American journalist and businesswoman (born 1972)

Michelle Bonner is an American journalist and businesswoman.

== Career ==
A native of Marblehead, Massachusetts, Bonner graduated from Northeastern University with a bachelor's degree in English in 1994. She began her broadcasting career at WCHS-TV as a news producer and fill-in sports anchor/reporter in Charleston, West Virginia, and also worked in Manchester, New Hampshire, and Bangor, Maine. She then was a sports anchor/reporter at KRIV in Houston from 1997 to 1999.

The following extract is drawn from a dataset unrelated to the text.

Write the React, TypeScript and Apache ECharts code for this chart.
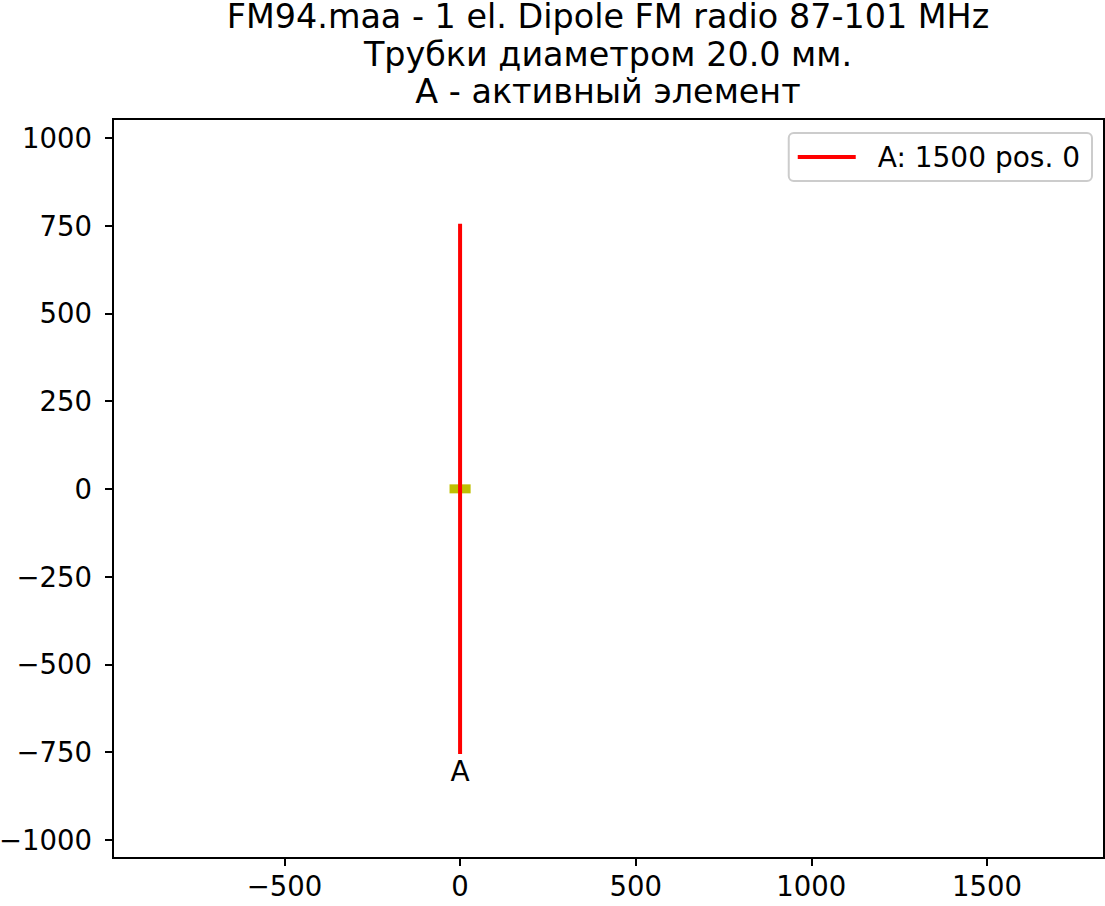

Bonner was the main sports anchor at Los Angeles' KCOP-TV from 1999 to 2002. In 2000, she earned an Emmy award for "Best Newscast". Bonner won the Edward R. Murrow Award of Excellence in Journalism in 2001 for a feature story on Marlin Briscoe, the first black starting quarterback in the NFL. That same year, she received the Associated Press Award and Golden Mike for "Best Sportscast".

=== National networks ===
Bonner was a sports anchor at Fox Sports in Los Angeles from 2002 to 2003. She then moved to CNN in Atlanta, Georgia, where she was a sports anchor from 2003 to 2005. In March 2005, she joined ESPN as an ESPNews anchor and occasionally anchored SportsCenter, ESPN's flagship sports news program. On May 14, 2012, it was announced that Bonner and ESPN had decided to part ways after seven years.

=== Post-ESPN ===
Bonner now runs her own public relations consulting group.